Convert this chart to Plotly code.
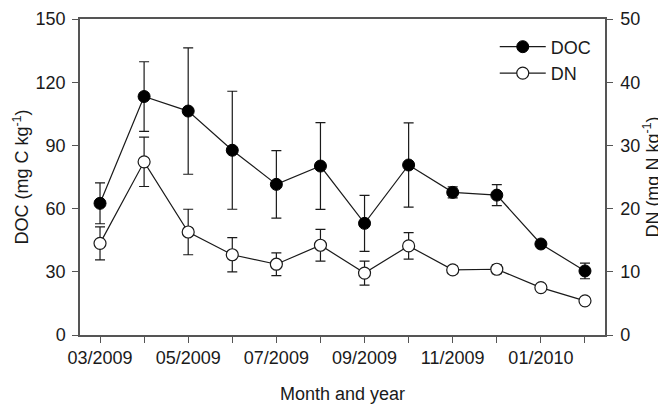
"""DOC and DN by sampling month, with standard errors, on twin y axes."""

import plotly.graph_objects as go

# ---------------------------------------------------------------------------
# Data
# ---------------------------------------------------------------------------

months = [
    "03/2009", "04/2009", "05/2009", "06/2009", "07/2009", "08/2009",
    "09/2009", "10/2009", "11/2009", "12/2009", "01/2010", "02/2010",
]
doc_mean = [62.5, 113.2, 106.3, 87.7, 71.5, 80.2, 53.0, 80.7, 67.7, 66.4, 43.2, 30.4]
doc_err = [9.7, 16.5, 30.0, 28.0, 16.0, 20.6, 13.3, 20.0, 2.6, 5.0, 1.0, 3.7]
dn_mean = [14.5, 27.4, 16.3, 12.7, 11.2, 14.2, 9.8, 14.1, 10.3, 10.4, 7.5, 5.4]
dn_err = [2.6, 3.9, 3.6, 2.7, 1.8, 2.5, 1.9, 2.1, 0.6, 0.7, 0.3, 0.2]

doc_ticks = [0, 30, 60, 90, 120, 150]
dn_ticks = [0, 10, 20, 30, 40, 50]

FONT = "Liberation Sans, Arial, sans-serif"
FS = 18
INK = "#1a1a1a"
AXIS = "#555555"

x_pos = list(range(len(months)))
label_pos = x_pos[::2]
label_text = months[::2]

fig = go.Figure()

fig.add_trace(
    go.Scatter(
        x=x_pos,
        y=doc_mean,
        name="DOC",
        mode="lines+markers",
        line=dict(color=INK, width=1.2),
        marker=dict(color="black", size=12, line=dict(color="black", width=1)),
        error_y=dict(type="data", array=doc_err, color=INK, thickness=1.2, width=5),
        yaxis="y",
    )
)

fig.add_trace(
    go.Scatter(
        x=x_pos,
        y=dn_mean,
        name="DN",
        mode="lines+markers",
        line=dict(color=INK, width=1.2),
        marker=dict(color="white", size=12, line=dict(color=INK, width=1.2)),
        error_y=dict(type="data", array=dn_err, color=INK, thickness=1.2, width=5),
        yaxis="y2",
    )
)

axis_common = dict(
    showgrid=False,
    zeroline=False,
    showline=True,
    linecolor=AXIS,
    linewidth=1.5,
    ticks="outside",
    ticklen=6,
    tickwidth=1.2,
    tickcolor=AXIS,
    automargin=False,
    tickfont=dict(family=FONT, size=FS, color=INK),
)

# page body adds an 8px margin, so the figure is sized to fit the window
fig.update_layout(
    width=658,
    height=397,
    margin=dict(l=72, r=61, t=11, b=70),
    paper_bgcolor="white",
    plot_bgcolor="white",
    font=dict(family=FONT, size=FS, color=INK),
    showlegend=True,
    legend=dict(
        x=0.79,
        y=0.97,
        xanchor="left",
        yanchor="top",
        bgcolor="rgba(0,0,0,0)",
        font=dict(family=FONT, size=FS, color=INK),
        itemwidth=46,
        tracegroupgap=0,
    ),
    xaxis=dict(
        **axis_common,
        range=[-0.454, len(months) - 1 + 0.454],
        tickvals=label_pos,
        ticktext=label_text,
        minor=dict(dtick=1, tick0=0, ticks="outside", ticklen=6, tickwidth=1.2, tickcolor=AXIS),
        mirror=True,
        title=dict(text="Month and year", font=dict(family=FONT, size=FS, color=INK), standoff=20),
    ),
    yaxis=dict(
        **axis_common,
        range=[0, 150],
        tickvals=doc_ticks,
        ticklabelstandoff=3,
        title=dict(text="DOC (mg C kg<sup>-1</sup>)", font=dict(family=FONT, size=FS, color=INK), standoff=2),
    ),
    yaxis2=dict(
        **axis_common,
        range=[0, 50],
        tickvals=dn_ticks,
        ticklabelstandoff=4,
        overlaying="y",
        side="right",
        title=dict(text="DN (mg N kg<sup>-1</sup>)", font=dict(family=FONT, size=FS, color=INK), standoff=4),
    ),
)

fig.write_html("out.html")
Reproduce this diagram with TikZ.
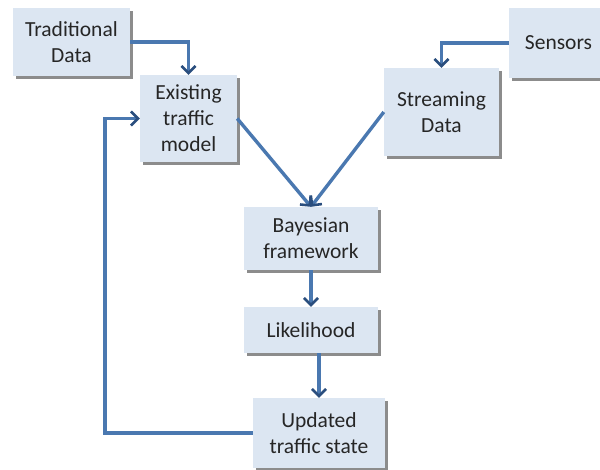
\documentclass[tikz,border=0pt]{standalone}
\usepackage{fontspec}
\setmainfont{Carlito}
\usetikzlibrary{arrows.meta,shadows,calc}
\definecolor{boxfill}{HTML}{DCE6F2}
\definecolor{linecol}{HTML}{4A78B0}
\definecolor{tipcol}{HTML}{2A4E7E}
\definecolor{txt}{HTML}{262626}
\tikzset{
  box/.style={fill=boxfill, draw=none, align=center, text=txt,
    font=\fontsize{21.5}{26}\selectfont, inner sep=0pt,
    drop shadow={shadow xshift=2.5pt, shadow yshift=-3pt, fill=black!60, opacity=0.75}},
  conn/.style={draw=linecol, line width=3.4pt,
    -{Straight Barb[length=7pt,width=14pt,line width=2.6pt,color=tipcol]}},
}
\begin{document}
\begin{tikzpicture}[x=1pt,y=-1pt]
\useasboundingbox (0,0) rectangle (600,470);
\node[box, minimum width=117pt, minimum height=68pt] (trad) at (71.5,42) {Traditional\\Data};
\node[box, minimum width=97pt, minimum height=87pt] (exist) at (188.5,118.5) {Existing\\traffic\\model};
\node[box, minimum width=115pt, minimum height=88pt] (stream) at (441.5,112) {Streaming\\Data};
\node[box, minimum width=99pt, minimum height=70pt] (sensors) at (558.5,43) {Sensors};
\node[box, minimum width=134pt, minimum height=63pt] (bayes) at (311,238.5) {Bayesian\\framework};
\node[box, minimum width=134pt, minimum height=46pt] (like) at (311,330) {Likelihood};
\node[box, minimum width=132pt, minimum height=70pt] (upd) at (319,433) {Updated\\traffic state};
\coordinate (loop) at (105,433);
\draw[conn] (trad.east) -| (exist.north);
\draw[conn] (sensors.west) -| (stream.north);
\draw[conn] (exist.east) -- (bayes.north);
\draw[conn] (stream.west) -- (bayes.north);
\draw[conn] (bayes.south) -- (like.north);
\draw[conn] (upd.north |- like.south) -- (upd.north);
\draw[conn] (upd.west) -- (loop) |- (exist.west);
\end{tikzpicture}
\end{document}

What to produce:
Copy out every line of the material above exactly, skipping the pictures.

Solved problem:
Convert this chart to Plotly code.
"""DOC and DN by sampling month, with standard errors, on twin y axes."""

import plotly.graph_objects as go

# ---------------------------------------------------------------------------
# Data
# ---------------------------------------------------------------------------

months = [
    "03/2009", "04/2009", "05/2009", "06/2009", "07/2009", "08/2009",
    "09/2009", "10/2009", "11/2009", "12/2009", "01/2010", "02/2010",
]
doc_mean = [62.5, 113.2, 106.3, 87.7, 71.5, 80.2, 53.0, 80.7, 67.7, 66.4, 43.2, 30.4]
doc_err = [9.7, 16.5, 30.0, 28.0, 16.0, 20.6, 13.3, 20.0, 2.6, 5.0, 1.0, 3.7]
dn_mean = [14.5, 27.4, 16.3, 12.7, 11.2, 14.2, 9.8, 14.1, 10.3, 10.4, 7.5, 5.4]
dn_err = [2.6, 3.9, 3.6, 2.7, 1.8, 2.5, 1.9, 2.1, 0.6, 0.7, 0.3, 0.2]

doc_ticks = [0, 30, 60, 90, 120, 150]
dn_ticks = [0, 10, 20, 30, 40, 50]

FONT = "Liberation Sans, Arial, sans-serif"
FS = 18
INK = "#1a1a1a"
AXIS = "#555555"

x_pos = list(range(len(months)))
label_pos = x_pos[::2]
label_text = months[::2]

fig = go.Figure()

fig.add_trace(
    go.Scatter(
        x=x_pos,
        y=doc_mean,
        name="DOC",
        mode="lines+markers",
        line=dict(color=INK, width=1.2),
        marker=dict(color="black", size=12, line=dict(color="black", width=1)),
        error_y=dict(type="data", array=doc_err, color=INK, thickness=1.2, width=5),
        yaxis="y",
    )
)

fig.add_trace(
    go.Scatter(
        x=x_pos,
        y=dn_mean,
        name="DN",
        mode="lines+markers",
        line=dict(color=INK, width=1.2),
        marker=dict(color="white", size=12, line=dict(color=INK, width=1.2)),
        error_y=dict(type="data", array=dn_err, color=INK, thickness=1.2, width=5),
        yaxis="y2",
    )
)

axis_common = dict(
    showgrid=False,
    zeroline=False,
    showline=True,
    linecolor=AXIS,
    linewidth=1.5,
    ticks="outside",
    ticklen=6,
    tickwidth=1.2,
    tickcolor=AXIS,
    automargin=False,
    tickfont=dict(family=FONT, size=FS, color=INK),
)

# page body adds an 8px margin, so the figure is sized to fit the window
fig.update_layout(
    width=658,
    height=397,
    margin=dict(l=72, r=61, t=11, b=70),
    paper_bgcolor="white",
    plot_bgcolor="white",
    font=dict(family=FONT, size=FS, color=INK),
    showlegend=True,
    legend=dict(
        x=0.79,
        y=0.97,
        xanchor="left",
        yanchor="top",
        bgcolor="rgba(0,0,0,0)",
        font=dict(family=FONT, size=FS, color=INK),
        itemwidth=46,
        tracegroupgap=0,
    ),
    xaxis=dict(
        **axis_common,
        range=[-0.454, len(months) - 1 + 0.454],
        tickvals=label_pos,
        ticktext=label_text,
        minor=dict(dtick=1, tick0=0, ticks="outside", ticklen=6, tickwidth=1.2, tickcolor=AXIS),
        mirror=True,
        title=dict(text="Month and year", font=dict(family=FONT, size=FS, color=INK), standoff=20),
    ),
    yaxis=dict(
        **axis_common,
        range=[0, 150],
        tickvals=doc_ticks,
        ticklabelstandoff=3,
        title=dict(text="DOC (mg C kg<sup>-1</sup>)", font=dict(family=FONT, size=FS, color=INK), standoff=2),
    ),
    yaxis2=dict(
        **axis_common,
        range=[0, 50],
        tickvals=dn_ticks,
        ticklabelstandoff=4,
        overlaying="y",
        side="right",
        title=dict(text="DN (mg N kg<sup>-1</sup>)", font=dict(family=FONT, size=FS, color=INK), standoff=4),
    ),
)

fig.write_html("out.html")
Reproduce this diagram with TikZ.
\documentclass[tikz,border=0pt]{standalone}
\usepackage{fontspec}
\setmainfont{Carlito}
\usetikzlibrary{arrows.meta,shadows,calc}
\definecolor{boxfill}{HTML}{DCE6F2}
\definecolor{linecol}{HTML}{4A78B0}
\definecolor{tipcol}{HTML}{2A4E7E}
\definecolor{txt}{HTML}{262626}
\tikzset{
  box/.style={fill=boxfill, draw=none, align=center, text=txt,
    font=\fontsize{21.5}{26}\selectfont, inner sep=0pt,
    drop shadow={shadow xshift=2.5pt, shadow yshift=-3pt, fill=black!60, opacity=0.75}},
  conn/.style={draw=linecol, line width=3.4pt,
    -{Straight Barb[length=7pt,width=14pt,line width=2.6pt,color=tipcol]}},
}
\begin{document}
\begin{tikzpicture}[x=1pt,y=-1pt]
\useasboundingbox (0,0) rectangle (600,470);
\node[box, minimum width=117pt, minimum height=68pt] (trad) at (71.5,42) {Traditional\\Data};
\node[box, minimum width=97pt, minimum height=87pt] (exist) at (188.5,118.5) {Existing\\traffic\\model};
\node[box, minimum width=115pt, minimum height=88pt] (stream) at (441.5,112) {Streaming\\Data};
\node[box, minimum width=99pt, minimum height=70pt] (sensors) at (558.5,43) {Sensors};
\node[box, minimum width=134pt, minimum height=63pt] (bayes) at (311,238.5) {Bayesian\\framework};
\node[box, minimum width=134pt, minimum height=46pt] (like) at (311,330) {Likelihood};
\node[box, minimum width=132pt, minimum height=70pt] (upd) at (319,433) {Updated\\traffic state};
\coordinate (loop) at (105,433);
\draw[conn] (trad.east) -| (exist.north);
\draw[conn] (sensors.west) -| (stream.north);
\draw[conn] (exist.east) -- (bayes.north);
\draw[conn] (stream.west) -- (bayes.north);
\draw[conn] (bayes.south) -- (like.north);
\draw[conn] (upd.north |- like.south) -- (upd.north);
\draw[conn] (upd.west) -- (loop) |- (exist.west);
\end{tikzpicture}
\end{document}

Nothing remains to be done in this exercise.